- **GIVEN INSTRUCTION**: Find all the lines with "Python" and gather them.

- **SOURCE RECORDS**:
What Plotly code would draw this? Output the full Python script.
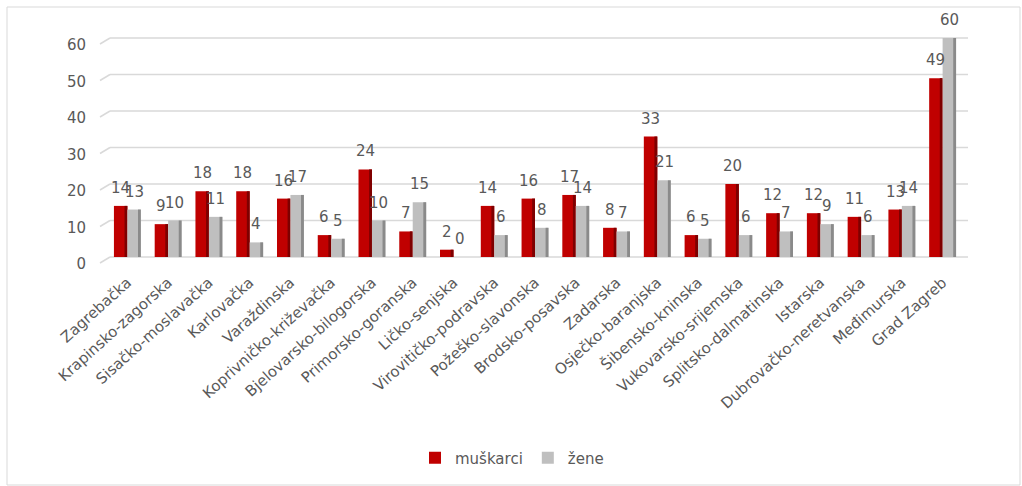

...

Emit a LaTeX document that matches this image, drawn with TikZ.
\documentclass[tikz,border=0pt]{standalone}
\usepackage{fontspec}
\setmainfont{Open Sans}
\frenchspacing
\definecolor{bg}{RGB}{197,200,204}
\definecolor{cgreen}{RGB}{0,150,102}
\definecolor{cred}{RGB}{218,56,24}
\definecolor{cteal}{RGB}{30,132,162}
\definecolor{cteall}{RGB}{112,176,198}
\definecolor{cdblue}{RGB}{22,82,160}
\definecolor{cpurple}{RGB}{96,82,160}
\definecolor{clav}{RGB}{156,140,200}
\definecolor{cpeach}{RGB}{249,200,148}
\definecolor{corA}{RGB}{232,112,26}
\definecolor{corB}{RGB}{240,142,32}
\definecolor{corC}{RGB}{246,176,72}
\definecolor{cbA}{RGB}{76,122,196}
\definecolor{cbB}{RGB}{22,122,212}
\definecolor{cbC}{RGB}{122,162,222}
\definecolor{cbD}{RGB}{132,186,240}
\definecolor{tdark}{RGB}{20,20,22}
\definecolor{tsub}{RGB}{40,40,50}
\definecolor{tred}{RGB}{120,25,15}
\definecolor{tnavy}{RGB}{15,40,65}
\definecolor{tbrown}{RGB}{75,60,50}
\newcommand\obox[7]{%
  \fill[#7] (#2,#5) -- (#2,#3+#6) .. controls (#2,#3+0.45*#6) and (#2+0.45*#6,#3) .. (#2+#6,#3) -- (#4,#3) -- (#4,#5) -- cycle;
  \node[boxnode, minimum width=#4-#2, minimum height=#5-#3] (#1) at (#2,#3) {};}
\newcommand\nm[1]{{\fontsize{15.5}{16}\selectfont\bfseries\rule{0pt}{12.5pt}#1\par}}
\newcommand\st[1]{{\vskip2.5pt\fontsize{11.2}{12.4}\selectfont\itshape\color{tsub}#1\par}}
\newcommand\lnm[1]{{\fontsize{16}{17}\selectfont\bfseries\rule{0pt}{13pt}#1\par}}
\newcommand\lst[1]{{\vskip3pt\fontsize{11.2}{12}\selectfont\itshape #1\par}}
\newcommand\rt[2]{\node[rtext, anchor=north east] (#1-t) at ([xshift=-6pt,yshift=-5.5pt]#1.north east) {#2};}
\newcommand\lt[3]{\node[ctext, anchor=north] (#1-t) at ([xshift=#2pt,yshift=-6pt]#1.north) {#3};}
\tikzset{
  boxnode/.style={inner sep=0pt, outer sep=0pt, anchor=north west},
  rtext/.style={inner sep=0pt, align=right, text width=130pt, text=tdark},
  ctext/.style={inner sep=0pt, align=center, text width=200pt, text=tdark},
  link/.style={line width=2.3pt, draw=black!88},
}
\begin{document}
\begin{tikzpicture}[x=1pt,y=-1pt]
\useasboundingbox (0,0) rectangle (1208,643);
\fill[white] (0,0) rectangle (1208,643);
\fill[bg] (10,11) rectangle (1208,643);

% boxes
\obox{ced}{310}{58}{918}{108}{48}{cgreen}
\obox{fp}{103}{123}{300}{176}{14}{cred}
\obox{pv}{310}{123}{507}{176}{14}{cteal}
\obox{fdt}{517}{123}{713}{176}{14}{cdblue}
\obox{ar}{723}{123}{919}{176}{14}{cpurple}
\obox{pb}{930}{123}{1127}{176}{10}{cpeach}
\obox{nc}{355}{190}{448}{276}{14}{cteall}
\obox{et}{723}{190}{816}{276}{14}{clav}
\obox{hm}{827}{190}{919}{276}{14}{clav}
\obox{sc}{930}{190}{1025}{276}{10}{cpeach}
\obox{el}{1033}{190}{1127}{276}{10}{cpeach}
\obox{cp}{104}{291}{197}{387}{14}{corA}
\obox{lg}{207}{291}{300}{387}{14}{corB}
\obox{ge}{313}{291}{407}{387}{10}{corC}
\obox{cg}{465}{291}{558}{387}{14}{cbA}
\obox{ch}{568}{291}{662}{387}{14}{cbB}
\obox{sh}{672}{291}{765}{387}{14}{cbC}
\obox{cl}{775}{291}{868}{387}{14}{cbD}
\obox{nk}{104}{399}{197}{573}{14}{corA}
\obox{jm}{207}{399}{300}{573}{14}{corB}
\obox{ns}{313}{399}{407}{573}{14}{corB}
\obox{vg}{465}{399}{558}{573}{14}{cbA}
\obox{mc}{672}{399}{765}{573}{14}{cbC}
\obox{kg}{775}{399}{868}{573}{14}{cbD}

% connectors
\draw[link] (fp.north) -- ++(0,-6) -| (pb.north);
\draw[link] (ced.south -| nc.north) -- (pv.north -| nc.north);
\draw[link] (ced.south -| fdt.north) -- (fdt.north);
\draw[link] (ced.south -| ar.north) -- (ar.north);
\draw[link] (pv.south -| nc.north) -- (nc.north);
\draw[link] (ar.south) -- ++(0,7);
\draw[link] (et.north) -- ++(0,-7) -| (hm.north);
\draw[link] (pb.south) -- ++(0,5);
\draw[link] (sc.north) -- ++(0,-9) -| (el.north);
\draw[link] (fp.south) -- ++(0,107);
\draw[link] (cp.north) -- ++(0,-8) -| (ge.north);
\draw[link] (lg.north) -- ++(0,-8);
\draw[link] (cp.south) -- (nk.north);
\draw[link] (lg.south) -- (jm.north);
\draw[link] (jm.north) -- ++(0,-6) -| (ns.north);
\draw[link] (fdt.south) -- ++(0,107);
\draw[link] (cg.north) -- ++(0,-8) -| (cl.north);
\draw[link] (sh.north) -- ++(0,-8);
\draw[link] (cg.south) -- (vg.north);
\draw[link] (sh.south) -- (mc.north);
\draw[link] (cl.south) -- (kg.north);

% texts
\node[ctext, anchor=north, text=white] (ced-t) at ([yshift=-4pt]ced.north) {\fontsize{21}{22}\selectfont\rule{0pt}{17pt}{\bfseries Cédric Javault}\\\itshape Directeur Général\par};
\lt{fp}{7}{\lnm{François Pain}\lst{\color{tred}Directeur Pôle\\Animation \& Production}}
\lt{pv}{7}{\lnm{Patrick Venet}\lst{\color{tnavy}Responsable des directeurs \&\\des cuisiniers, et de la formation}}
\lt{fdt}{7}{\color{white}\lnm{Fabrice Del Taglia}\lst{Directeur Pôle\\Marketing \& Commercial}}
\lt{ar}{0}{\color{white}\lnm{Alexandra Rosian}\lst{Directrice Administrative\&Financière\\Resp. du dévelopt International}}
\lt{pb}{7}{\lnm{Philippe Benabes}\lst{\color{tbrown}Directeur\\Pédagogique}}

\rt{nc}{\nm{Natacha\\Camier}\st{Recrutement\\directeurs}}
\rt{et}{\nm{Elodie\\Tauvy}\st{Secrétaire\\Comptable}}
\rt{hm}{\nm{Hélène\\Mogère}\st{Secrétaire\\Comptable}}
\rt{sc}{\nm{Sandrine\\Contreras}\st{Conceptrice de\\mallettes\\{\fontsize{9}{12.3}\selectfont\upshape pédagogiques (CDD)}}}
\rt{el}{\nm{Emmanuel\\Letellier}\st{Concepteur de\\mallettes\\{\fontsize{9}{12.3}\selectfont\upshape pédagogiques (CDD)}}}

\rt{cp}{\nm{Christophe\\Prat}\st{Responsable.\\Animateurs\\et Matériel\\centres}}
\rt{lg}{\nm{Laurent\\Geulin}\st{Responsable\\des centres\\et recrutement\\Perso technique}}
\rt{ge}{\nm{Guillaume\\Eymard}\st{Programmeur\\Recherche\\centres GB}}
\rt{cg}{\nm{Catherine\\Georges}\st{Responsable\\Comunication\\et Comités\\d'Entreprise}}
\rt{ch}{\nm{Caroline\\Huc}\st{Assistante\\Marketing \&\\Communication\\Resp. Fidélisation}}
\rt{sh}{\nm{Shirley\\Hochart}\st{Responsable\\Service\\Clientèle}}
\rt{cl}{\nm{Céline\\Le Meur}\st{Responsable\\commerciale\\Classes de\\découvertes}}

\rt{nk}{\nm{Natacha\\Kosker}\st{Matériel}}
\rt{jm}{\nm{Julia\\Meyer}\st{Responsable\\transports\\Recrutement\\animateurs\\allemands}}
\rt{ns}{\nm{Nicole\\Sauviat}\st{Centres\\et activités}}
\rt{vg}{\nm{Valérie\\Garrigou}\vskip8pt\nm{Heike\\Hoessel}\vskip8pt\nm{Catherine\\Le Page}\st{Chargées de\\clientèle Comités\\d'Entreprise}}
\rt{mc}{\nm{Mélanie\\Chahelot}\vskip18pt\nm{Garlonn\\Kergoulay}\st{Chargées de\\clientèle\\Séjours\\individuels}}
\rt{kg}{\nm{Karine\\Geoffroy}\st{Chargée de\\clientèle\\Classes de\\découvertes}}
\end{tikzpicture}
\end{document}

==

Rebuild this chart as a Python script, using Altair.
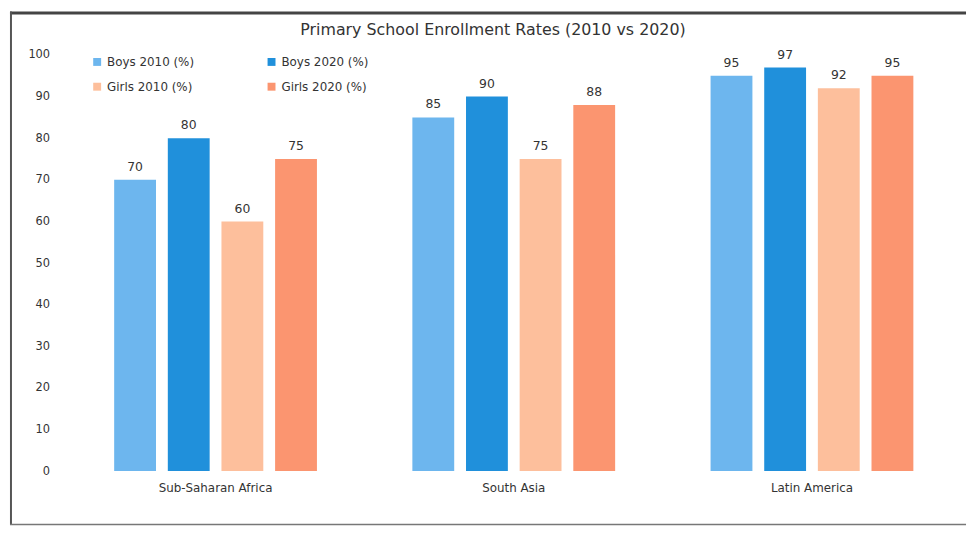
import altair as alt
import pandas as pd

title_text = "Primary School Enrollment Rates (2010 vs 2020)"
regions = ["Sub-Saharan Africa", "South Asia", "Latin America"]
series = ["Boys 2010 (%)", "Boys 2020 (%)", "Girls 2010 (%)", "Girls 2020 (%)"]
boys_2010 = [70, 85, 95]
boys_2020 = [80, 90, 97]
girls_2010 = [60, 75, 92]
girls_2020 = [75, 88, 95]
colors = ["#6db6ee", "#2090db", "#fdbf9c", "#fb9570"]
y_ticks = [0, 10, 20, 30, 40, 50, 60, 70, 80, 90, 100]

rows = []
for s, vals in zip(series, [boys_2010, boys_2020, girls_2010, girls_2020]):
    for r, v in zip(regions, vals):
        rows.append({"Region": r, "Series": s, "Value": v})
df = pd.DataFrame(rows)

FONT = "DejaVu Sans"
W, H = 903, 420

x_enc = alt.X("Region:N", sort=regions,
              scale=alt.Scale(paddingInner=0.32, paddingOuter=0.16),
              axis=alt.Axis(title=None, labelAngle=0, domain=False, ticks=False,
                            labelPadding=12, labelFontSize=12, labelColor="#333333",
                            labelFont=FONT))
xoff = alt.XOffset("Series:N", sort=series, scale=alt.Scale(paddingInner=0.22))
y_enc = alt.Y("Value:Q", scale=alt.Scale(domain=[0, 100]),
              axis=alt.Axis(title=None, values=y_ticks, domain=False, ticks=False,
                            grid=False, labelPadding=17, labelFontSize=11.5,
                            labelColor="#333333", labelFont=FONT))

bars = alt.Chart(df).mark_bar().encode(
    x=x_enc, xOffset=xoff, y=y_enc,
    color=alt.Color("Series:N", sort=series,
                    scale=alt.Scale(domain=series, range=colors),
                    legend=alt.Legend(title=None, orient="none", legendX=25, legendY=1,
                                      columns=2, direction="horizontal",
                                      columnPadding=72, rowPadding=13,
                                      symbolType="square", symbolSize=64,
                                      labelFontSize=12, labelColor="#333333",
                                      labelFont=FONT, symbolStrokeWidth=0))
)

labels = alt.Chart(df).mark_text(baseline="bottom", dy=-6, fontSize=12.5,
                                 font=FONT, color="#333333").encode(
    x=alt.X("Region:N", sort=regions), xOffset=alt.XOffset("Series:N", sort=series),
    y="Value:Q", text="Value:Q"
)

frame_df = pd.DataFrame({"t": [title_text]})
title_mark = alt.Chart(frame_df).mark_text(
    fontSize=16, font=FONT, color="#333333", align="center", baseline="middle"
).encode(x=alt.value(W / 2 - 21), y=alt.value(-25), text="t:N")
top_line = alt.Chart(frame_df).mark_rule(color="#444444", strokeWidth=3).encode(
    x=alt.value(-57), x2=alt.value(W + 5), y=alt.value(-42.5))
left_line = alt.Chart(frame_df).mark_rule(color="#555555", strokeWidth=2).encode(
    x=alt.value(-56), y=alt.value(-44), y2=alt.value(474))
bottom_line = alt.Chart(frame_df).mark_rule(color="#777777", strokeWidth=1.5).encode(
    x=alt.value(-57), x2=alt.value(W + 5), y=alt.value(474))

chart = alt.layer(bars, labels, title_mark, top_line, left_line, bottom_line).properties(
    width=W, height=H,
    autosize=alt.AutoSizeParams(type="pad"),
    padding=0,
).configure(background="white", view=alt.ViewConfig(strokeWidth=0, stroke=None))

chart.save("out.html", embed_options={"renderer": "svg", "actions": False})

- **THE SOLUTION**:
What Plotly code would draw this? Output the full Python script.
Rebuild this chart as a Python script, using Altair.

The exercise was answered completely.